AB: You take exercise seriously. Can you tell about your regimen and how you got into exercise? Do you recommend any particular type of regimen to your patients?

JW: I have always enjoyed exercising. I have never been a particularly talented athlete. In fact, I have “average” athletic ability. That said, exercise has been an important part of my life which I take very seriously.

JW: Currently, I run 10-15 miles per week. 3 days a week I do a “cross fit” routine. Three mornings a week, I play singles tennis.

I do not think it matters what type of exercise you do. What matters is that you do it regularly and that you enjoy it. If you do not have fun and exercise becomes a chore then it is going to be difficult to maintain. I encouraged my patients and colleagues to vary their exercise regimen.

AB: One least question, both you and myself have both read the book Wheat Belly by fellow cardiologist Dr. William Davis, in fact you were the one that told me to read it. I found it to be an eye-opening book on the dangers of wheat consumption and I learned a great deal. Despite not really eating wheat products as a byproduct of my own dietary way of thinking, it has made me avoid wheat at all costs for myself and my clients.
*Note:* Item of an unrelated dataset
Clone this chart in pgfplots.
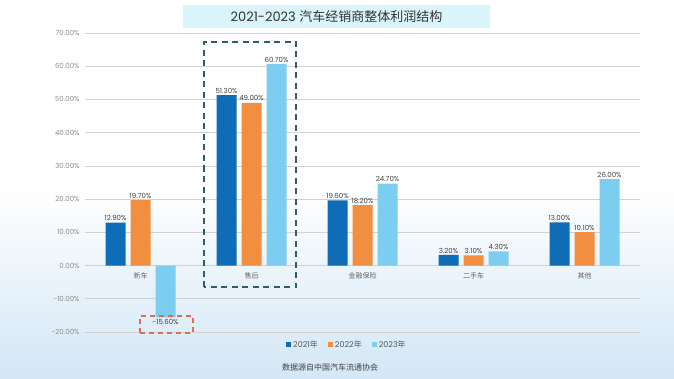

What, in your professional opinion, are the take home messages that you got from reading the book?

JW: Take home messages:

  • There is an obesity epidemic in America
  • Americans over-consume wheat based carbohydrates
  • A number of diseases are linked to excessive wheat consumption such as celiac disease, migraines, acne, diabetes, cardiovascular disease, etc…
  • Eliminating wheat consumption can, in some cases, reverse these diseases
  • After reading Wheat Belly, I changed my dietary habits to avoid wheat.
  • I also advise my cardiac patients to read the book and follow the diet.

AB: I think I took up enough of your time. Is there anything you would like to add to this interview?

JW: Thank you for allowing me to participate in your blog. Keep up your good work in nutrition counseling and athletic training

AB: Thanks for taking the time to inform both my readers and myself. I really admire a guy that can practice what he preaches, so know that the hard work you put in at the gym does not go unnoticed.